The adoption of the book by Oxford University Press was the result of the failure of its own project to create a new Latin–English dictionary in 1875. Henry Nettleship and John Mayor had been commissioned to produce a new Latin dictionary based on a fresh reading of the sources, but after Mayor withdrew from the project, Nettleship was unable to complete it on his own; he eventually published his research as notes on Lewis and Short. While the Press had earlier published John Riddle's 1835 translation of Scheller's Latin–German dictionary, this was a much more expensive book. The Press thus adopted Harpers' Latin Dictionary as a stopgap measure, paying Harper and Brothers 10 per cent royalties. Harper and Brothers sold its rights to the American Book Company in 1899, shortly before its bankruptcy.

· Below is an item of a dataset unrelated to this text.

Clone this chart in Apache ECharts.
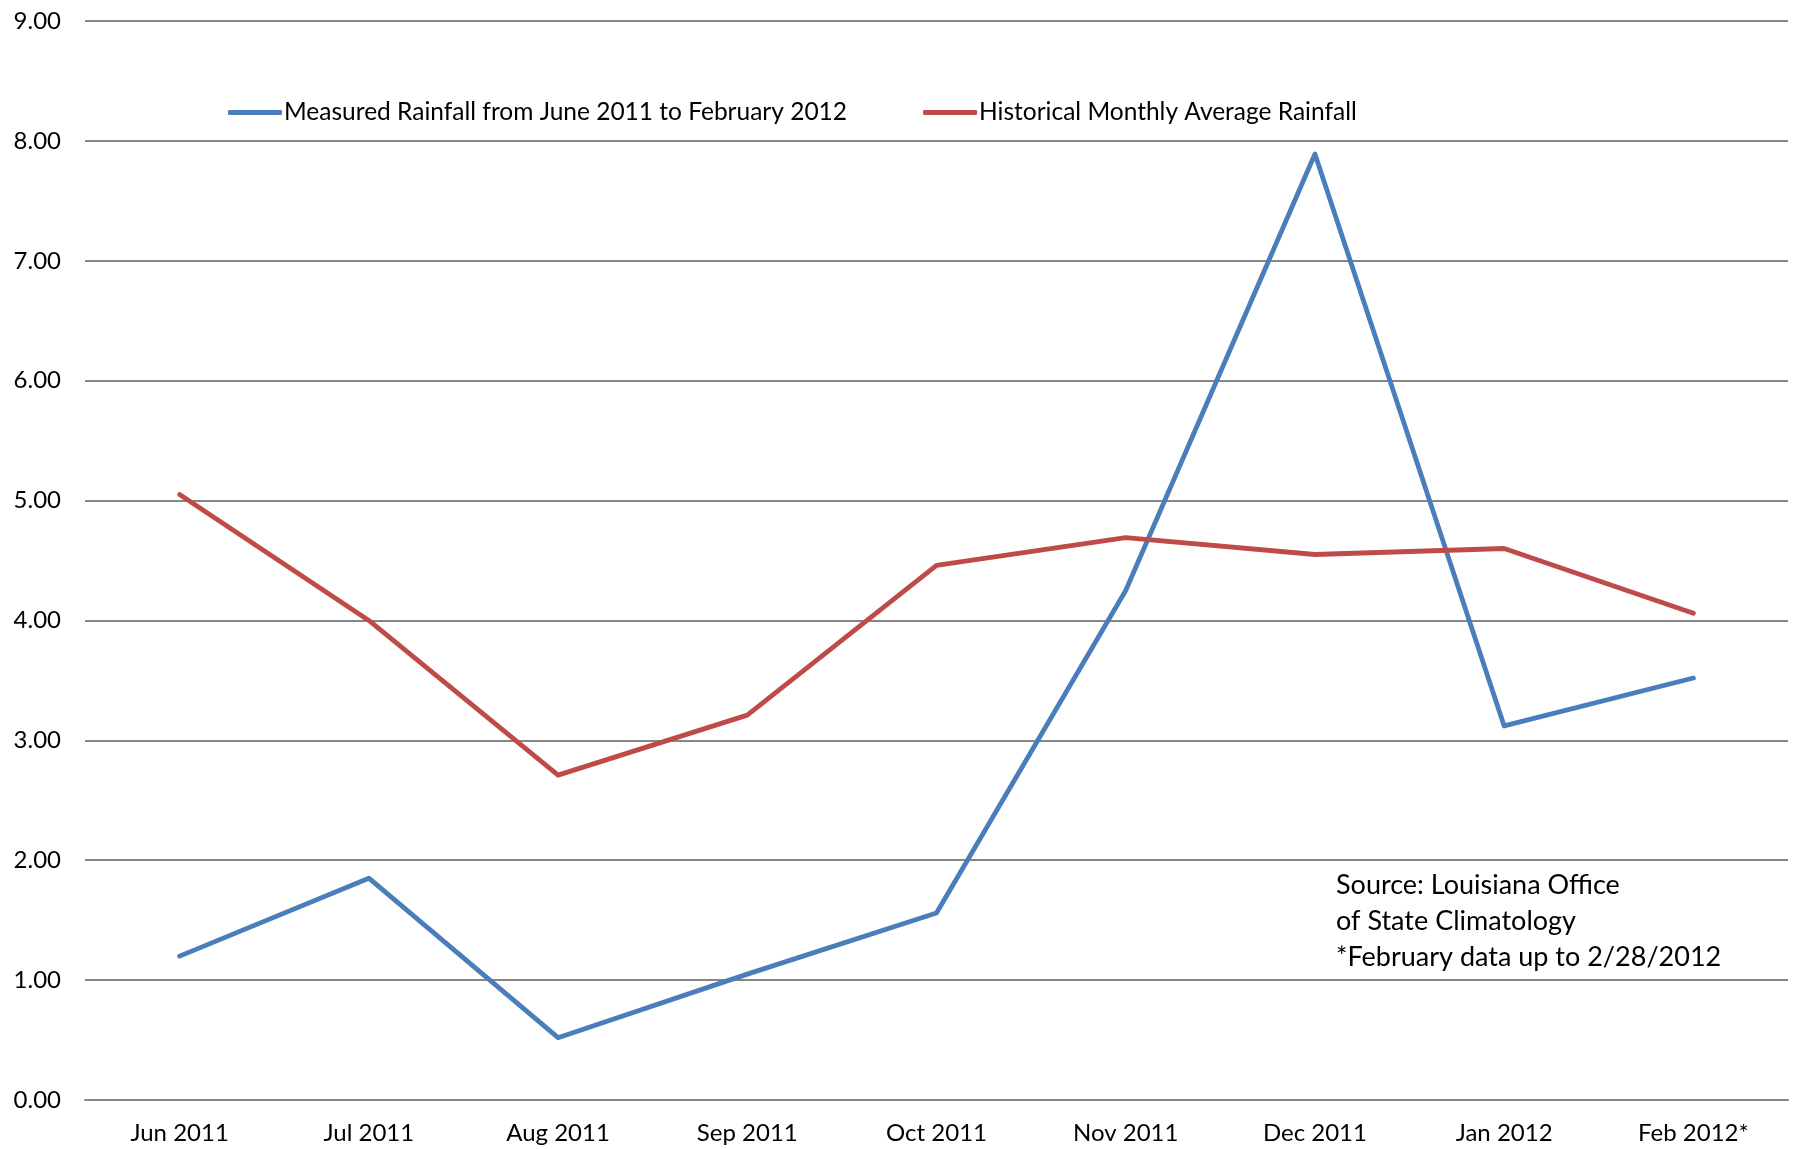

From the time of its publication, many scholars have criticized the dictionary for its errors and inconsistencies. Because of various circumstances, however, no replacement was attempted until 1933, with the Oxford Latin Dictionary, which was completed in 1983. However, the Oxford Latin Dictionary stops at 200CE.

The dictionary's full text (year 1879) is available online at numerous websites.

==Comparison with other dictionaries==

Among classicists "never a very good dictionary", Lewis and Short has been largely superseded by the Oxford Latin Dictionary, called the OLD for short. Lewis and Short incorporated material from existing Latin dictionaries; the OLD, by contrast, started from scratch, following procedures similar to those of the well-regarded Oxford English Dictionary. Thanks to the increased availability of modern editions, the OLD editors had access to a larger variety of classical works. It was decided in the OLDs planning that the OLD would not encompass Latin written later than AD 200, with a few exceptions. Although classicists still consult Lewis and Short, they tend to prefer the OLD. Lewis and Short retains value for its refined sense of the nuances of English diction as it interfaces with Latin diction (in contrast with OLD's preference for plainer diction) and also for the sensitivity of its quotations from classical texts, reflecting this.

Lewis and Short's primary focus is on classical Latin, not medieval Latin. Nevertheless, Lewis and Short is consulted by medievalists, renaissance specialists, and early modernists, as it includes some late and medieval Latin, if somewhat inconsistently, and classical Latin usages are very relevant in medieval Latin. The Dictionary of Medieval Latin from British Sources supplements Lewis and Short for medieval Latin vocabulary. Another dictionary focused on medieval Latin is J. F. Niermeyer's Mediae Latinitatis Lexicon Minus, first published in 1976, with an enhanced second edition in year 2002, about 1500 pages. The medieval Latin dictionary Glossarium ad scriptores mediae et infimae latinitatis by du Cange was originally published in 3 volumes in 1678, it was expanded to 10 volumes during the 18th and 19th centuries, and it is probably still the most frequently used dictionary for medieval Latin vocabulary.

On occasion people confuse Lewis and Short (or L&S) with Liddell and Scott, its Greek counterpart, entitled A Greek–English Lexicon. The 1925 and later editions of Liddell and Scott are commonly referred to by the abbreviation LSJ after the names of its editors Liddell, Scott and the editor of the 1925 revision, Henry Stuart Jones.